Of course, Bolitar would like to believe her, but he saw his father die before his eyes. Yet, the more he recalls the tragic accident, the more some strange little details stand out in his mind. The day started great, when he thought he was developing chemistry with the cute new girl in school, newbie to newbie, but then she ghosted him. The next day, he finds she has mysteriously withdrawn from school. He is suspicious and soon his new friends, geeky Arthur “Spoon” Spindell and gothy Ema Winslow, agree something sinister is afoot, presumably involving Bat Lady, a mysterious man with an octopus facial tattoo, and the still unsolved disappearance of Bradley Bolitar’s little league friend.

The tone of
Shelter is pretty dark, but you can still see the young adult roots. In fact, the best thing going for the series is chemistry shared by Bolitar, Spindell, Winslow, and Rachell Caldwell, the captain of the cheer squad, who joins their Scooby Drew Crew halfway through. It is consistently entertaining watching them snoop and investigate, even though we could do without so much attention to Caldwell’s straight frustrations with her dumb jock boyfriend and Winslow’s lesbian interest in the school’s leading online influencer.

Jaden Michael is believably angsty as Bolitar, but never to an obnoxiously overbearing degree.
 The wacky character of Spindell is a lot, but Adrian Greensmith keeps him kind of somewhat grounded, which is something. Abby Corrgian manages to convey Winslow’s sensitivity and intuition without making the character a complete wallflower. Howerver, the real discovery is Sage Linder, who outshines everyone as the gutsy, gun-toting Caldwell.

Constance Zimmer has a tough job, since she plays Shira Bolitar, replacing Myron, who was the commercial hook the source novel was surely originally sold with. However, she provides a nicely down-to-earth easy-to-identify-with adult influence om the series.

Shelter progresses, Tovah Feldshuh’s Bat Lady veers a little too far over to the wild side. Ultimately, the strange mystery woman is not exactly “problematic,” per se, but the way the series injects a very real historical tragedy into her backstory might still rub some viewers the wrong way. However, Didi Conn has a few surprisingly poignant moments as Mrs. Friedman, Bolitar’s history teacher, who seems to know more than she lets on.
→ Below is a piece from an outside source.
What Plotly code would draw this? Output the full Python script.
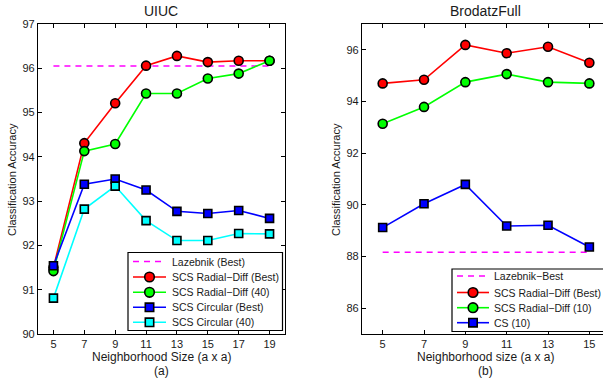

Shelter addresses some very adult themes for a teen-ish kind of show. It works pretty well if you think of it as a show for grown-ups who fondly remember reading Hardy Boys mysteries, but want their nostalgia to reflect their current worldview. You can clearly pick up the Coben-esque elements. Recommended for adult fans of high school noir, Harlan Coben’s Shelter starts streaming today (8/18) on Prime.